◆ Goal: The lines to extract run from the first line of the material below to the line containing "import pandas as pd", both included; leave the pictures behind.
•••••
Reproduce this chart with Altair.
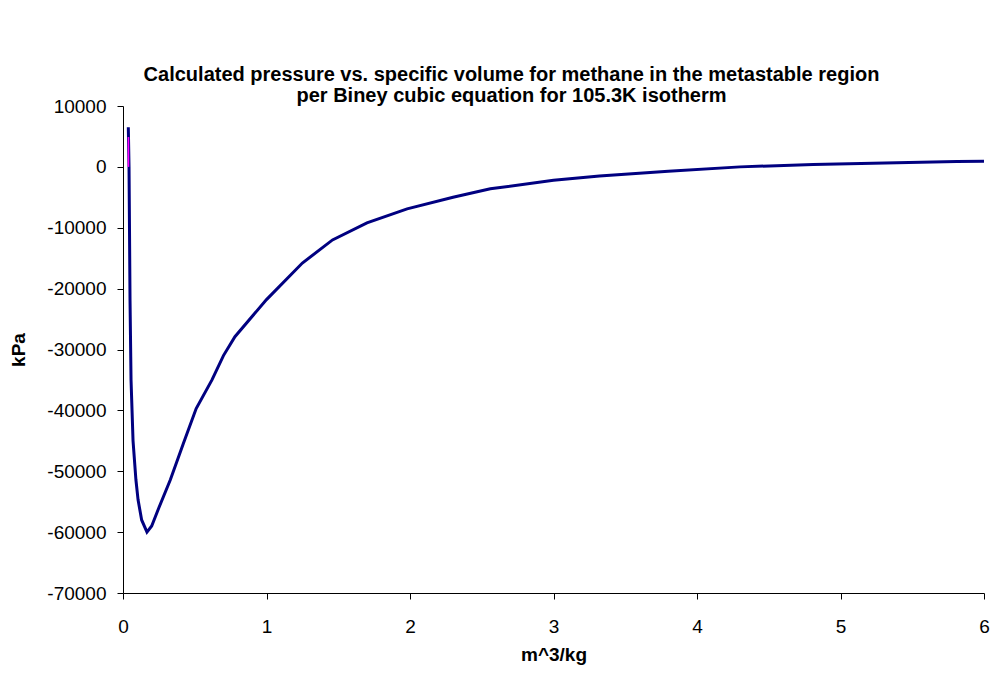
import altair as alt
import pandas as pd

# Main isotherm series (specific volume m^3/kg, pressure kPa)
vol = [0.037, 0.042, 0.049, 0.056, 0.07, 0.09, 0.105, 0.13, 0.167, 0.2, 0.25,
       0.33, 0.42, 0.51, 0.62, 0.7, 0.78, 1.0, 1.25, 1.46, 1.7, 1.98, 2.3,
       2.56, 3.0, 3.32, 3.8, 4.3, 4.81, 5.31, 5.81, 6.0]
pres = [6500, 0, -22000, -35000, -45000, -51400, -54700, -58000, -60000,
        -59000, -56000, -51400, -45500, -39700, -35000, -31000, -27900,
        -21800, -15800, -12000, -9200, -6900, -5000, -3600, -2200, -1500,
        -700, 0, 380, 650, 870, 930]

# Short highlighted segment near the spike
mag_vol = [0.038, 0.038]
mag_pres = [4900, 0]

x_ticks = [0, 1, 2, 3, 4, 5, 6]
y_ticks = [-70000, -60000, -50000, -40000, -30000, -20000, -10000, 0, 10000]

df = pd.DataFrame({"v": vol, "p": pres, "i": list(range(len(vol)))})
dm = pd.DataFrame({"v": mag_vol, "p": mag_pres, "i": [0, 1]})

xs = alt.Scale(domain=[0, 6], nice=False, zero=False)
ys = alt.Scale(domain=[-70000, 10000], nice=False)

xax = alt.Axis(title="m^3/kg", values=x_ticks, grid=False, labelFlush=False,
               labelExpr="'' + datum.value", labelPadding=18, titlePadding=9)
yax = alt.Axis(title="kPa", values=y_ticks, grid=False, labelFlush=False,
               labelExpr="'' + datum.value", labelPadding=11, titlePadding=18)

main = alt.Chart(df).mark_line(color="#000080", strokeWidth=3, clip=True).encode(
    x=alt.X("v:Q", scale=xs, axis=xax),
    y=alt.Y("p:Q", scale=ys, axis=yax),
    order="i:Q",
)
mag = alt.Chart(dm).mark_line(color="#FF00FF", strokeWidth=1.6).encode(
    x=alt.X("v:Q", scale=xs),
    y=alt.Y("p:Q", scale=ys),
    order="i:Q",
)

chart = alt.layer(main, mag).properties(
    width=861,
    height=487,
    background="white",
    title=alt.TitleParams(
        text=["Calculated pressure vs. specific volume for methane in the metastable region",
              "per Biney cubic equation for 105.3K isotherm"],
        font="Liberation Sans", fontSize=20, fontWeight="bold", color="black",
        anchor="middle", dx=-42, offset=-9, lineHeight=21,
    ),
    autosize=alt.AutoSizeParams(type="none"),
    padding={"left": 123, "top": 106, "right": 8, "bottom": 82},
).configure_view(stroke=None).configure_axis(
    labelFont="Liberation Sans", labelFontSize=19, labelColor="black",
    titleFont="Liberation Sans", titleFontSize=19, titleFontWeight="bold",
    titleColor="black", domainColor="black", tickColor="black", tickSize=6,
    domainWidth=1, tickWidth=1,
)

chart.save("out.html", embed_options={"renderer": "svg", "actions": False})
•••••
◆ Response:
Reproduce this chart with Altair.
import altair as alt
import pandas as pd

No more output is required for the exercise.